This week are going to explain to you what leverage and liquidation levels are for trading. We usually hear the word ‘leverage your trades’ but what actually is leveraging a trade?
Imagine you want to buy a 20-dollar shirt but you only have 2 dollars. You ask the salesperson to lend you the shirt for a week and then you will return it and for this, you are ready to pay 2 dollars.
This in simpler words is playing on margin or in other words “leverage”. Leverage helps a person purchase something that is out of his pay with a promise to return it after a certain time.
Leverage ranges from 2x to 10x and even 125x in forex markets!
Trading on leverage is done in traditional and crypto markets. Crypto market trading on leverage Is usually known as margin trading. In this, the trader usually puts his/her assets as collateral to buy more of the security. This should usually be used by traders who have been in the game for a long time and have experience. This is advised as with the higher chances of returns comes a higher risk of losing more money in the trade. Hence, a trader should be well aware of the both pros and cons when entering a trade.

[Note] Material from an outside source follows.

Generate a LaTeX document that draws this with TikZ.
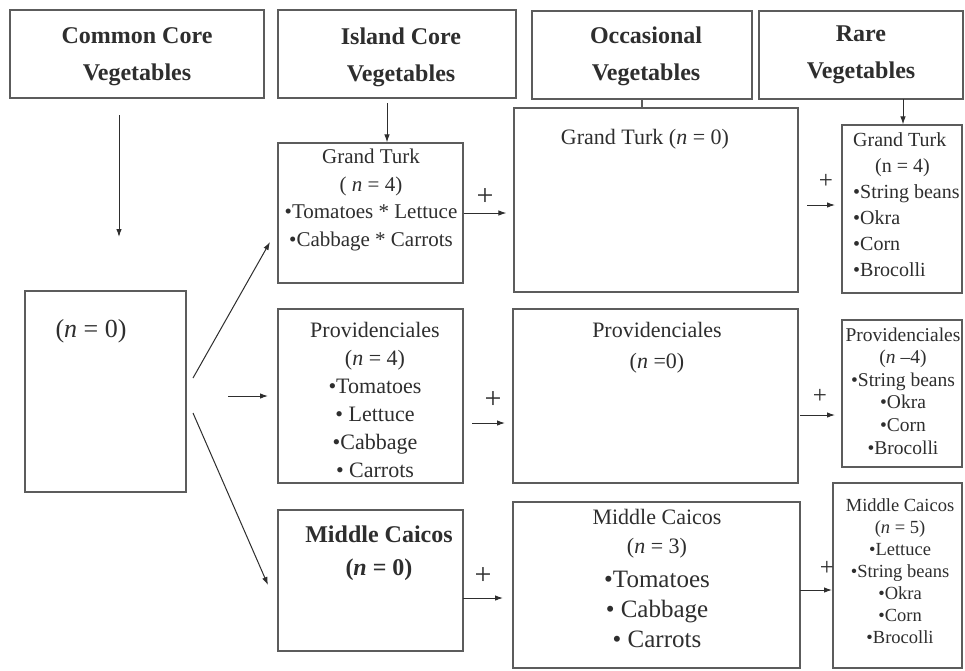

The pros of margin trading can be higher profits as your ticket size increases, and the convenience of a trader increases as he does not have to deposit funds every now and then. Traders can divide their risk by entering multiple trades at a point of time with comparatively lower funds in the kitty.
The major disadvantage of trading on leverage is the higher risk it entices you to take. Leverage makes a trader take a risk higher than their capacity which may often lead to bizarre losses which should be avoided at all costs. A strict stop loss should be followed when trading on leverage.
Coming to liquidation levels. A liquidation level in simple terms is a level or percentage that when hit the existing positions taken by a trader automatically exit. This works as a protective tool when trading on margin as traders often forget to square off their position or do not leave a losing trade. This protects the exchange against any mishaps.
The levels are decided by the exchange and traders’ balance. The trader can continue his position in case of an influx of funds by the trader if he/she wants a bigger margin of safety and believes in the trade.
As a result, traders should keep in mind that margin trading is an effective tool to multiply your profits and get the various benefits it offers however, everything comes with cons on its own. The higher risk and the thrill of an opportunity to earn you more profits make the trade very risky and a very high chance of default. The liquidation level tool comes in very handy and hence should be used by the trader and exchange both to minimize default risks. The highly volatile crypto markets make it a very important tool.